C’est vrai qu’on est à l’ère de l’image, mais, il faut la décrire cette image, et l’accompagner d’une critique  pour valoriser sa portée. Les combats autour de la question des minorités raciales, ou celles des droits des femmes sont à conserver minutieusement pour l’Histoire.

La recherche, l’académie et l’histoire ont perdu Albert Memmi… Il y aura un colloque ou une commémoration à l’occasion de son 40e jour…

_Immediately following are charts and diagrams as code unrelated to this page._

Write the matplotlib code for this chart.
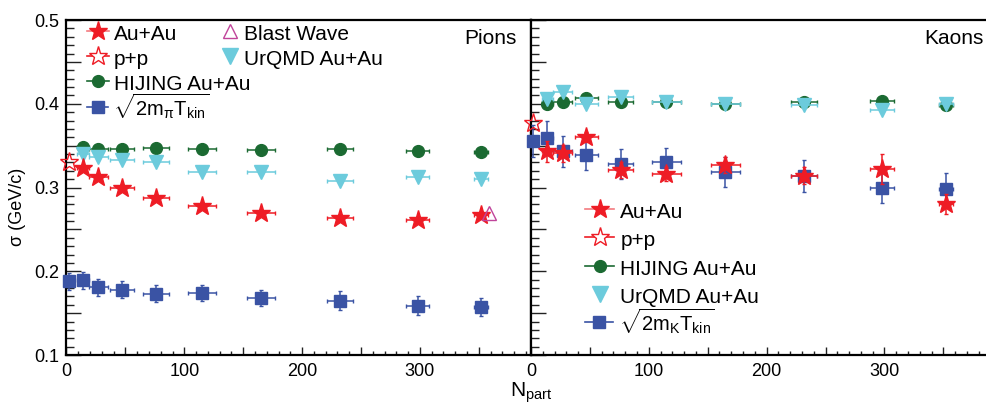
import matplotlib
matplotlib.use('Agg')
import matplotlib.pyplot as plt
from matplotlib.lines import Line2D
from matplotlib.ticker import MultipleLocator, FuncFormatter

plt.rcParams['font.family'] = ['Liberation Sans', 'DejaVu Sans']
plt.rcParams['mathtext.fontset'] = 'custom'
plt.rcParams['mathtext.rm'] = 'Liberation Sans'
plt.rcParams['mathtext.it'] = 'Liberation Sans:italic'

# centrality bins (N_part) and their errors
npart = [14, 27, 47, 76, 115, 165, 232, 298, 352]
npart_err = [5, 8, 10, 11, 12, 12, 11, 10, 6]
npart_pp = 2
npart_bw = 359

# pions
pi_auau = [0.323, 0.312, 0.300, 0.287, 0.278, 0.269, 0.264, 0.261, 0.267]
pi_auau_err = [0.003, 0.003, 0.003, 0.003, 0.003, 0.003, 0.003, 0.003, 0.003]
pi_hijing = [0.348, 0.346, 0.346, 0.347, 0.346, 0.345, 0.346, 0.344, 0.342]
pi_urqmd = [0.340, 0.336, 0.333, 0.330, 0.319, 0.318, 0.308, 0.312, 0.310]
pi_sqrt = [0.188, 0.189, 0.181, 0.178, 0.173, 0.174, 0.168, 0.165, 0.159, 0.157]
pi_sqrt_err = [0.010, 0.010, 0.010, 0.010, 0.010, 0.010, 0.010, 0.011, 0.011, 0.011]
pi_pp = 0.331
pi_bw = 0.269

# kaons
k_auau = [0.343, 0.341, 0.360, 0.321, 0.316, 0.327, 0.314, 0.322, 0.280]
k_auau_err = [0.013, 0.010, 0.006, 0.010, 0.008, 0.010, 0.010, 0.018, 0.012]
k_hijing = [0.400, 0.402, 0.407, 0.402, 0.402, 0.400, 0.402, 0.403, 0.398]
k_urqmd = [0.406, 0.414, 0.400, 0.408, 0.402, 0.400, 0.399, 0.393, 0.400]
k_sqrt = [0.356, 0.359, 0.343, 0.339, 0.328, 0.330, 0.319, 0.314, 0.300, 0.298]
k_sqrt_err = [0.019, 0.020, 0.019, 0.018, 0.018, 0.017, 0.018, 0.019, 0.019, 0.019]
k_pp = 0.377

RED = '#ee1c25'
GREEN = '#1b6a32'
CYAN = '#6ccbdc'
BLUE = '#3a53a4'
MAG = '#c0449a'

W, H = 987, 407
fig = plt.figure(figsize=(W / 100, H / 100), dpi=100)
y0 = 1 - 355 / H
hh = (355 - 20) / H
aw = (531 - 66.5) / W
ax1 = fig.add_axes([66.5 / W, y0, aw, hh])
ax2 = fig.add_axes([531 / W, y0, aw, hh])

eb = dict(ls='none', capsize=1.2, elinewidth=1.1, clip_on=False)
STAR = 14


def panel(ax, auau, auau_err, hij, urq, sq, sq_err, pp):
    xs = [npart_pp] + npart
    sq_xerr = [0] + npart_err
    ax.errorbar(xs, sq, xerr=sq_xerr, yerr=sq_err, marker='s', ms=8.5,
                color=BLUE, mec=BLUE, ecolor=BLUE, zorder=3, **eb)
    ax.errorbar(npart, hij, xerr=npart_err, marker='o', ms=8.5,
                color=GREEN, ecolor=GREEN, zorder=4, **eb)
    ax.errorbar(npart, urq, xerr=npart_err, marker='v', ms=9.5,
                color=CYAN, ecolor=CYAN, zorder=5, **eb)
    ax.errorbar(npart, auau, xerr=npart_err, yerr=auau_err, marker='*', ms=STAR,
                color=RED, ecolor=RED, zorder=6, **eb)
    ax.plot([npart_pp], [pp], ls='none', marker='*', ms=STAR, mfc='none',
            mec=RED, mew=1.0, zorder=7, clip_on=False)


panel(ax1, pi_auau, pi_auau_err, pi_hijing, pi_urqmd, pi_sqrt, pi_sqrt_err, pi_pp)
ax1.plot([npart_bw], [pi_bw], ls='none', marker='^', ms=10, mfc='none',
         mec=MAG, mew=1.0, zorder=7)
panel(ax2, k_auau, k_auau_err, k_hijing, k_urqmd, k_sqrt, k_sqrt_err, k_pp)

for ax in (ax1, ax2):
    ax.set_xlim(0, 394.3)
    ax.set_ylim(0.1, 0.5)
    ax.xaxis.set_major_locator(MultipleLocator(50))
    ax.xaxis.set_minor_locator(MultipleLocator(10))
    ax.yaxis.set_major_locator(MultipleLocator(0.05))
    ax.yaxis.set_minor_locator(MultipleLocator(0.01))
    ax.xaxis.set_major_formatter(FuncFormatter(
        lambda v, p: '%d' % v if abs(v % 100) < 1e-6 else ''))
    ax.tick_params(which='both', direction='in', top=False, right=False,
                   labelsize=13, color='#222222')
    ax.tick_params(axis='x', which='major', length=6, width=1, pad=6)
    ax.tick_params(axis='x', which='minor', length=3, width=1)
    ax.tick_params(axis='y', which='major', length=11, width=1, pad=5)
    ax.tick_params(axis='y', which='minor', length=5.5, width=1)
    for s in ax.spines.values():
        s.set_linewidth(1.6)

ax1.yaxis.set_major_formatter(FuncFormatter(
    lambda v, p: ('%.1f' % v) if abs(round(v * 10) - v * 10) < 1e-6 else ''))
ax2.tick_params(axis='y', labelleft=False)

ax1.text(0.97, 0.945, 'Pions', transform=ax1.transAxes, ha='right', va='center', fontsize=15)
ax2.text(0.975, 0.945, 'Kaons', transform=ax2.transAxes, ha='right', va='center', fontsize=15)

fig.text(531 / W, 1 - 393 / H, r'N$_{\rm part}$', ha='center', va='center', fontsize=15)
fig.text(18 / W, 1 - 207 / H, 'σ (GeV/c)', rotation=90, ha='center', va='center', fontsize=13)

# legends
h_auau = Line2D([], [], color='#f47a7f', lw=1.2, marker='*', ms=STAR, mfc=RED, mec=RED)
h_pp = Line2D([], [], color=RED, lw=1.2, marker='*', ms=STAR, mfc='white', mec=RED, mew=1.0)
h_hij = Line2D([], [], color=GREEN, lw=1.2, marker='o', ms=8.5)
h_bw = Line2D([], [], ls='none', marker='^', ms=10, mfc='none', mec=MAG, mew=1.0)
h_urq_l = Line2D([], [], ls='none', marker='v', ms=11, color=CYAN)
h_sq = Line2D([], [], color=BLUE, lw=1.2, marker='s', ms=8.5)

FS = 15
leg_kw = dict(frameon=False, fontsize=FS, borderpad=0, borderaxespad=0,
              handletextpad=0.25, handlelength=1.05, handleheight=1.2,
              labelspacing=0.15, loc='upper left')

# pions: left column of entries, second column, and the sqrt entry
ax1.add_artist(ax1.legend([h_auau, h_pp, h_hij], ['Au+Au', 'p+p', 'HIJING Au+Au'],
                          bbox_to_anchor=(0.0441, 0.993), **leg_kw))
ax1.add_artist(ax1.legend([h_sq], [r'$\sqrt{\mathrm{2m_{\pi}T_{kin}}}$'],
                          bbox_to_anchor=(0.0441, 0.787),
                          **dict(leg_kw, fontsize=14.5)))
ax1.legend([h_bw, h_urq_l], ['Blast Wave', 'UrQMD Au+Au'],
           bbox_to_anchor=(0.335, 0.993), **dict(leg_kw, handlelength=0.8))

# kaons
kw2 = dict(leg_kw, handlelength=1.4, handletextpad=0.3, labelspacing=0.33)
ax2.add_artist(ax2.legend([h_auau, h_pp, h_hij, h_urq_l],
                          ['Au+Au', 'p+p', 'HIJING Au+Au', 'UrQMD Au+Au'],
                          bbox_to_anchor=(0.1163, 0.463), **kw2))
ax2.legend([h_sq], [r'$\sqrt{\mathrm{2m_{K}T_{kin}}}$'],
           bbox_to_anchor=(0.1163, 0.145), **dict(kw2, fontsize=14.5))

fig.savefig('out.png', dpi=100)
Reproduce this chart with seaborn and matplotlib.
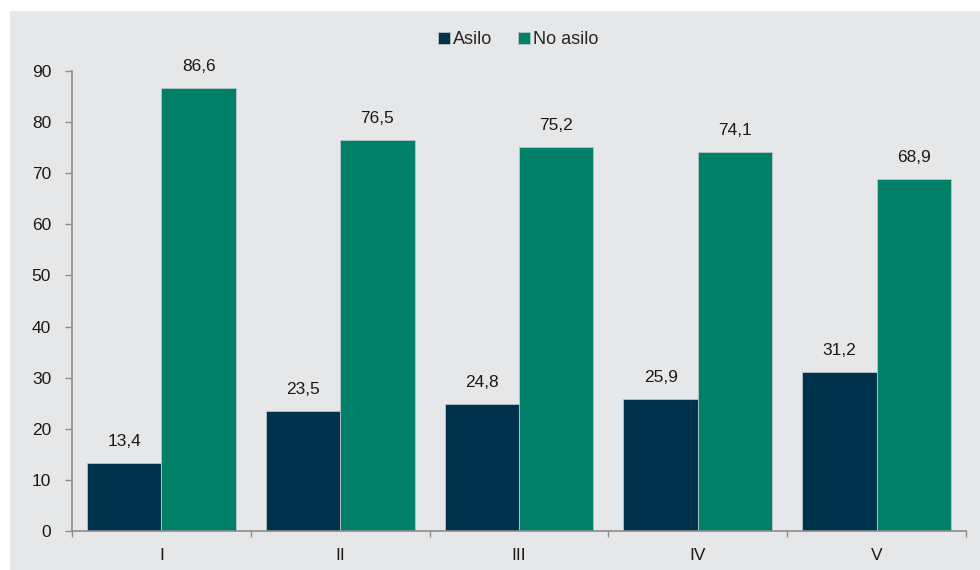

Nous organiserons en effet un hommage, une commémoration. Plusieurs intellectuels et universitaires y seront à la Bibliothèque nationale. Memmi est l’un des nôtres, un natif du pays. Il est célèbre par son ouvrage mythique « La Statue de Sel » et ses études sur le colonisateur et sur le colonisé. C’est quelqu’un qui a réfléchi sur la question du déchirement identitaire. II se définissait comme étant juif, tunisien et français et il revendiquait cette diversité culturelle. Il a concilié les trois cultures ou origines même s’il lui arrivait de privilégier l’une des origines… Il les a bien prônées. Il était centenaire et nous lui rendrons hommage à travers son dernier ouvrage « Journal de guerre » et cet hommage lui sera rendu par une association qui s’appelle « Nous tous », qui parle de la Tunisie plurielle, présidée par notre collègue Rabaâ Ben Achour. Un dernier hommage à l’un « des fils de la Tunisie » aura lieu le 26 juin 2020 à la Bibliothèque nationale.